- Directed by: Gerard Stembridge
- Written by: Gerard Stembridge
- Produced by: Anna J. Devlin, Marina Hughes
- Starring: Ruth Bradley; Aidan Turner;
- Cinematography: Bruno de Keyzer
- Edited by: Mary Finlay
- Music by: Kieran Lynch
- Production companies: Film i Väst; Irish Film Board; Raidió Teilifís Éireann;
- Release dates: 11 July 2008 (Galway Film Fleadh); 7 November 2008 (Ireland);
- Running time: 105 minutes
- Country: Ireland
- Language: English

= Alarm (2008 film) =

Alarm is a 2008 Irish thriller film written and directed by Gerard Stembridge and starring Ruth Bradley and Aidan Turner.

== Overview ==
Alarm was filmed primarily in Dublin, Ireland. The lead actors are Aidan Turner (known for his role as Kíli in the film series The Hobbit) and Ruth Bradley (known for playing Garda Lisa Nolan in Grabbers).

== Premise ==
After witnessing the murder of her father by burglars, Molly is living with friends and seeing a psychiatrist (Emmet Bergin) to deal with her panic attacks. She dreams of finding a house where she can live alone. Upon buying her dream house in a Dublin suburb, she gives a house-warming party and one of her friends brings along an old classmate of Molly's, Mal. Molly had fancied Mal during school, and now they become a couple. With a new house and a new boyfriend, things seem perfect.

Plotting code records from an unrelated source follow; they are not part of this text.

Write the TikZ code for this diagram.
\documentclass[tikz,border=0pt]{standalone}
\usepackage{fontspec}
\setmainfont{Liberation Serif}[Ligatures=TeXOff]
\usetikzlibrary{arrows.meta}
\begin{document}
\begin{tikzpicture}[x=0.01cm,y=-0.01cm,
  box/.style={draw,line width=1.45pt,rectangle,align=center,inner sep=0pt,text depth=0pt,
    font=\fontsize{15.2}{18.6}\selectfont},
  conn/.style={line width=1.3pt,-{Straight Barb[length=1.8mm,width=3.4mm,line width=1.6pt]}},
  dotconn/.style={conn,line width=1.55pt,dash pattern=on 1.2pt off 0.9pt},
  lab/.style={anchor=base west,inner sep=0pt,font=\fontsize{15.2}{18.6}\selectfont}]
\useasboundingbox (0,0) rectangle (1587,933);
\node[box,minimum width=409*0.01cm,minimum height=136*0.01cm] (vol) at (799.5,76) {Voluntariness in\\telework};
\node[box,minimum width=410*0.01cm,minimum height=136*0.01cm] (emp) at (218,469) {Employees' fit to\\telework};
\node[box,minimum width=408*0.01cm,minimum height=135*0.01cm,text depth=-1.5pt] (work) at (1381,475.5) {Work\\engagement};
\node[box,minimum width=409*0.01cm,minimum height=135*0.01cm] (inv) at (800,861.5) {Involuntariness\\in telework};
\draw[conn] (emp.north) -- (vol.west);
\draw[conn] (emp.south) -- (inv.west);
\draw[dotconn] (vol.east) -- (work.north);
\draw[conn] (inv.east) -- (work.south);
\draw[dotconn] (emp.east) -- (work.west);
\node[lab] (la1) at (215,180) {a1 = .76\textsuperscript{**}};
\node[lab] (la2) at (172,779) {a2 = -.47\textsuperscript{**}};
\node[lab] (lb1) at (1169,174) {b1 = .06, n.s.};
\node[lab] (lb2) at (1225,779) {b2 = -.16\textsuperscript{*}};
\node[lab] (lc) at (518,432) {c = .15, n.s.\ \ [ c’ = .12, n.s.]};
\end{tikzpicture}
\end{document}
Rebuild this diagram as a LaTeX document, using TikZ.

However, her house is soon burgled again and again, although her neighbours are spared. Molly suspects that someone she knows might be involved.

== Cast ==
- Ruth Bradley as Molly
- Aidan Turner as Mal
- Owen Roe as Joe and Mossie
- Tom Hickey as Frank
- Anita Reeves as Jessie
- Emmet Bergin as Psychiatrist
- Alan Howley as Peter
- Fionnuala Murphy as Receptionist
- Alan Martin Walsh

== Release ==
Alarm was shown at the Irish cinema in 2008. On 30 November 2010 an American DVD was published by the IFC Film studios.

== Critical reception ==
When director and writer Gerard Stembridge introduced Alarm to the audience he said that he had wanted to do a "swan song for the Celtic tiger" (i.e. Ireland's economic boom in the 1990s). Furthermore, he had wanted to create a good old-fashioned thriller. However, critics doubt that he succeeded with this, noting that the plot is predictable. Many scenes were filmed at night and the action during these scenes is hard to see.